I was interested in trying out the new config-h module. But it only works when
using gnulib-tool --import/--update; the sed expression is not applied for
files copied manually using --extract* information. So next I tried tried
experimenting with using two invocations of gnulib-tool --import to create two
separate libraries.
My first attempt was to use gnulib-tool --makefile-name to stick both gnulib
libraries in the same --source-base dir, but with different --makefile-name,
different --m4-base (required, so that the two caches of which modules belong
in which libraries are separate) and different --macro-prefix (required, so
that configure.ac can invoke the *_EARLY and *_INIT macros of both libraries),
and have a single glue Makefile.am pull in both makefile fragments. This
failed because of all the automake targets that are defined with = instead of
+=, so the second fragment caused automake errors for all its redefinitions.

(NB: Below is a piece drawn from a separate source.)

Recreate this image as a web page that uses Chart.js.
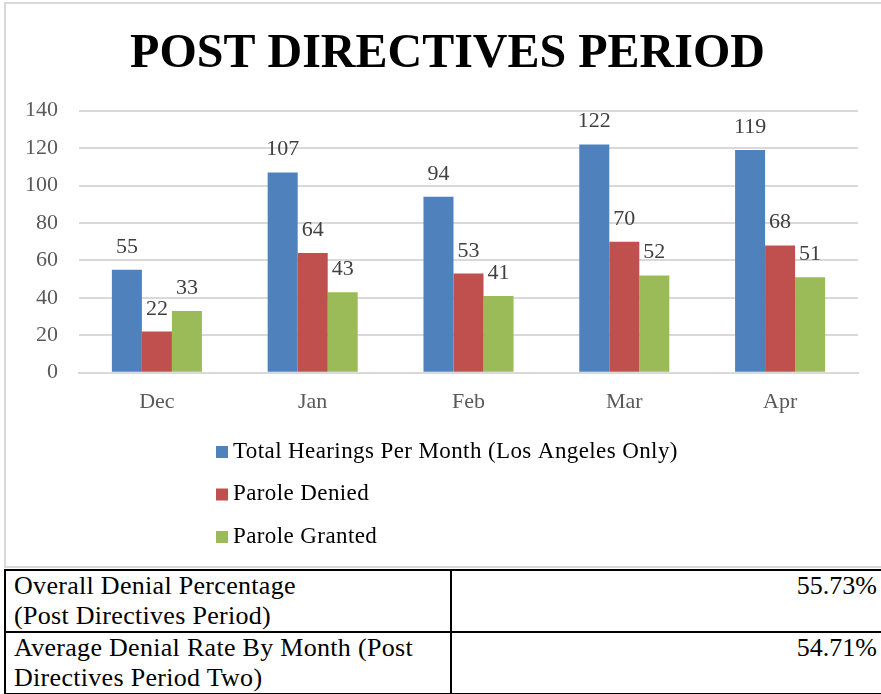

Next, I tried different --source-base dirs. With separate imports, this almost
works (although I found that some modules, like unlocked-io and config-h, must
be --imported into both libraries). The problem comes when doing "gnulib-tool -
-update" in the bootstrap script - gnulib-tool correctly determined that there
were two gnulib-cache files and two libraries to update, but when updating the
second library, func_import used stale --source-base and --macro-prefix values
remembered from the first library rather than the correct values from the
second cache. I suppose I could rewrite m4's bootstrap to do "gnulib-tool --m4-
base=base1 --import; gnulib-tool --m4-base=base2 --import" instead of "gnulib-
tool --update", but it seems like something that gnulib-tool should be able to
support, especially since it already detects both caches.